◆ Requirement ◆
Give an exact transcription of every line, dropping the images.

◆ Provided data ◆

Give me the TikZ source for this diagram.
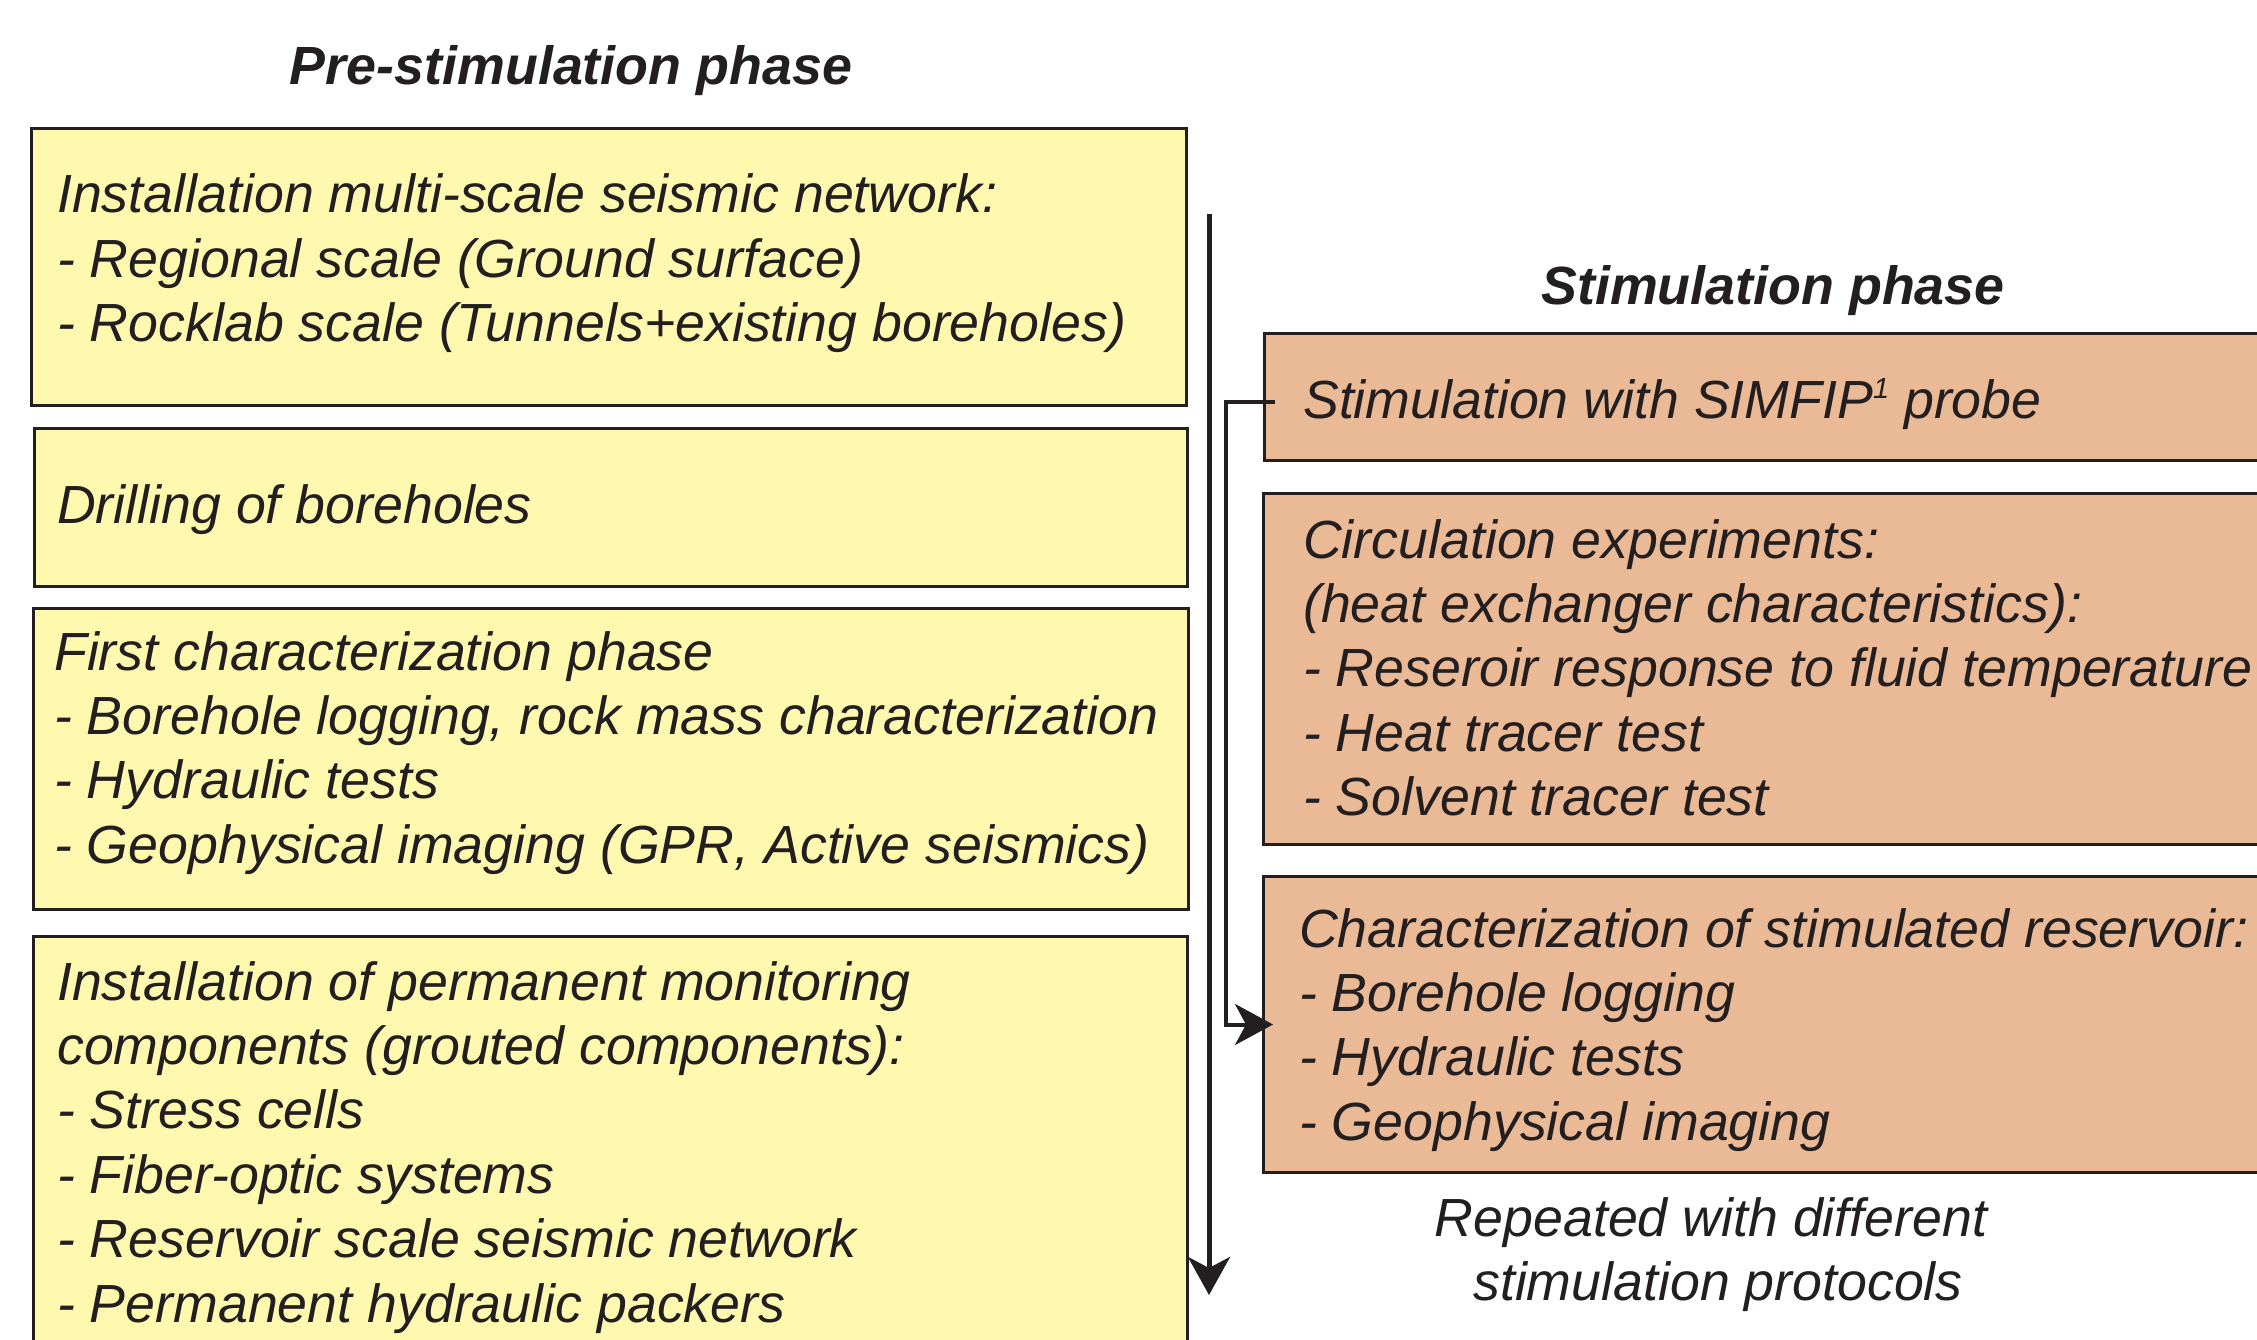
\documentclass[tikz,border=0pt]{standalone}
\usepackage{fontspec}
\setmainfont{Liberation Sans}
\usetikzlibrary{arrows.meta}
\definecolor{boxyellow}{RGB}{255,249,176}
\definecolor{boxorange}{RGB}{234,185,150}
\definecolor{ink}{RGB}{35,31,32}
\newcommand{\mylines}[1]{\vtop{\baselineskip=64.4pt\lineskiplimit=-200pt\lineskip=0pt #1}}
\newcommand{\supone}{\raisebox{0.36em}{\fontsize{29}{29}\selectfont 1}}
\tikzset{
  x=1pt, y=-1pt,
  ybox/.style={draw=ink, line width=3pt, fill=boxyellow, rectangle, inner sep=0pt, anchor=north west},
  obox/.style={draw=ink, line width=3pt, fill=boxorange, rectangle, inner sep=0pt, anchor=north west},
  txt/.style={anchor=base west, inner sep=0pt, text=ink, font=\fontsize{53.7}{64.4}\selectfont\itshape},
  ttl/.style={anchor=base, inner sep=0pt, text=ink, font=\fontsize{53.8}{64}\selectfont\bfseries\itshape},
  rep/.style={anchor=base, inner sep=0pt, text=ink, font=\fontsize{53.7}{64.4}\selectfont\itshape},
  mainarrow/.style={draw=ink, line width=5pt, -{Stealth[length=38pt, width=42pt, inset=11pt]}},
  conn/.style={draw=ink, line width=4pt, -{Stealth[length=38pt, width=41pt, inset=11pt]}}
}
\begin{document}
\begin{tikzpicture}
\useasboundingbox (0,0) rectangle (2257,1340);
\clip (0,0) rectangle (2257,1340);
\fill[white] (0,0) rectangle (2257,1340);

% titles
\node[ttl] (t1) at (571,85) {Pre-stimulation phase};
\node[ttl] (t2) at (1773,305) {Stimulation phase};

% left column boxes
\node[ybox, minimum width=1155pt, minimum height=277pt] (b1) at (30,127) {};
\node[ybox, minimum width=1153pt, minimum height=158pt] (b2) at (33,427) {};
\node[ybox, minimum width=1155pt, minimum height=301pt] (b3) at (32,607) {};
\node[ybox, minimum width=1154pt, minimum height=430pt] (b4) at (32,935) {};

\node[txt] (b1t) at (57,213) {\mylines{\hbox{Installation multi-scale seismic network:}\hbox{- Regional scale (Ground surface)}\hbox{- Rocklab scale (Tunnels+existing boreholes)}}};
\node[txt] (b2t) at (57,523) {Drilling of boreholes};
\node[txt] (b3t) at (54,670) {\mylines{\hbox{First characterization phase}\hbox{- Borehole logging, rock mass characterization}\hbox{- Hydraulic tests}\hbox{- Geophysical imaging (GPR, Active seismics)}}};
\node[txt] (b4t) at (57,1000) {\mylines{\hbox{Installation of permanent monitoring}\hbox{components (grouted components):}\hbox{- Stress cells}\hbox{- Fiber-optic systems}\hbox{- Reservoir scale seismic network}\hbox{- Permanent hydraulic packers}}};

% right column boxes
\node[obox, minimum width=1020pt, minimum height=127pt] (s1) at (1263,332) {};
\node[obox, minimum width=1020pt, minimum height=351pt] (s2) at (1262,492) {};
\node[obox, minimum width=1020pt, minimum height=296pt] (s3) at (1262,875) {};

\node[txt] (s1t) at (1303,418) {Stimulation with SIMFIP\supone{} probe};
\node[txt] (s2t) at (1303,558) {\mylines{\hbox{Circulation experiments:}\hbox{(heat exchanger characteristics):}\hbox{- Reseroir response to fluid temperature}\hbox{- Heat tracer test}\hbox{- Solvent tracer test}}};
\node[txt] (s3t) at (1299,947) {\mylines{\hbox{Characterization of stimulated reservoir:}\hbox{- Borehole logging}\hbox{- Hydraulic tests}\hbox{- Geophysical imaging}}};

\node[rep] (r1) at (1711,1236) {Repeated with different};
\node[rep] (r2) at (1718,1300) {stimulation protocols};

% main time arrow
\coordinate (vstart) at (1209,214);
\coordinate (vend) at (1209,1295);
\draw[mainarrow] (vstart) -- (vend);

% repetition connector
\draw[conn] ([xshift=12pt,yshift=-4.5pt]s1.west) -| ([xshift=-36pt]s3.west) -- ([xshift=11pt]s3.west);
\end{tikzpicture}
\end{document}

◆ The output ◆
Give me the TikZ source for this diagram.
\documentclass[tikz,border=0pt]{standalone}
\usepackage{fontspec}
\setmainfont{Liberation Sans}
\usetikzlibrary{arrows.meta}
\definecolor{boxyellow}{RGB}{255,249,176}
\definecolor{boxorange}{RGB}{234,185,150}
\definecolor{ink}{RGB}{35,31,32}
\newcommand{\mylines}[1]{\vtop{\baselineskip=64.4pt\lineskiplimit=-200pt\lineskip=0pt #1}}
\newcommand{\supone}{\raisebox{0.36em}{\fontsize{29}{29}\selectfont 1}}
\tikzset{
  x=1pt, y=-1pt,
  ybox/.style={draw=ink, line width=3pt, fill=boxyellow, rectangle, inner sep=0pt, anchor=north west},
  obox/.style={draw=ink, line width=3pt, fill=boxorange, rectangle, inner sep=0pt, anchor=north west},
  txt/.style={anchor=base west, inner sep=0pt, text=ink, font=\fontsize{53.7}{64.4}\selectfont\itshape},
  ttl/.style={anchor=base, inner sep=0pt, text=ink, font=\fontsize{53.8}{64}\selectfont\bfseries\itshape},
  rep/.style={anchor=base, inner sep=0pt, text=ink, font=\fontsize{53.7}{64.4}\selectfont\itshape},
  mainarrow/.style={draw=ink, line width=5pt, -{Stealth[length=38pt, width=42pt, inset=11pt]}},
  conn/.style={draw=ink, line width=4pt, -{Stealth[length=38pt, width=41pt, inset=11pt]}}
}
\begin{document}
\begin{tikzpicture}
\useasboundingbox (0,0) rectangle (2257,1340);
\clip (0,0) rectangle (2257,1340);
\fill[white] (0,0) rectangle (2257,1340);

% titles
\node[ttl] (t1) at (571,85) {Pre-stimulation phase};
\node[ttl] (t2) at (1773,305) {Stimulation phase};

% left column boxes
\node[ybox, minimum width=1155pt, minimum height=277pt] (b1) at (30,127) {};
\node[ybox, minimum width=1153pt, minimum height=158pt] (b2) at (33,427) {};
\node[ybox, minimum width=1155pt, minimum height=301pt] (b3) at (32,607) {};
\node[ybox, minimum width=1154pt, minimum height=430pt] (b4) at (32,935) {};

\node[txt] (b1t) at (57,213) {\mylines{\hbox{Installation multi-scale seismic network:}\hbox{- Regional scale (Ground surface)}\hbox{- Rocklab scale (Tunnels+existing boreholes)}}};
\node[txt] (b2t) at (57,523) {Drilling of boreholes};
\node[txt] (b3t) at (54,670) {\mylines{\hbox{First characterization phase}\hbox{- Borehole logging, rock mass characterization}\hbox{- Hydraulic tests}\hbox{- Geophysical imaging (GPR, Active seismics)}}};
\node[txt] (b4t) at (57,1000) {\mylines{\hbox{Installation of permanent monitoring}\hbox{components (grouted components):}\hbox{- Stress cells}\hbox{- Fiber-optic systems}\hbox{- Reservoir scale seismic network}\hbox{- Permanent hydraulic packers}}};

% right column boxes
\node[obox, minimum width=1020pt, minimum height=127pt] (s1) at (1263,332) {};
\node[obox, minimum width=1020pt, minimum height=351pt] (s2) at (1262,492) {};
\node[obox, minimum width=1020pt, minimum height=296pt] (s3) at (1262,875) {};

\node[txt] (s1t) at (1303,418) {Stimulation with SIMFIP\supone{} probe};
\node[txt] (s2t) at (1303,558) {\mylines{\hbox{Circulation experiments:}\hbox{(heat exchanger characteristics):}\hbox{- Reseroir response to fluid temperature}\hbox{- Heat tracer test}\hbox{- Solvent tracer test}}};
\node[txt] (s3t) at (1299,947) {\mylines{\hbox{Characterization of stimulated reservoir:}\hbox{- Borehole logging}\hbox{- Hydraulic tests}\hbox{- Geophysical imaging}}};

\node[rep] (r1) at (1711,1236) {Repeated with different};
\node[rep] (r2) at (1718,1300) {stimulation protocols};

% main time arrow
\coordinate (vstart) at (1209,214);
\coordinate (vend) at (1209,1295);
\draw[mainarrow] (vstart) -- (vend);

% repetition connector
\draw[conn] ([xshift=12pt,yshift=-4.5pt]s1.west) -| ([xshift=-36pt]s3.west) -- ([xshift=11pt]s3.west);
\end{tikzpicture}
\end{document}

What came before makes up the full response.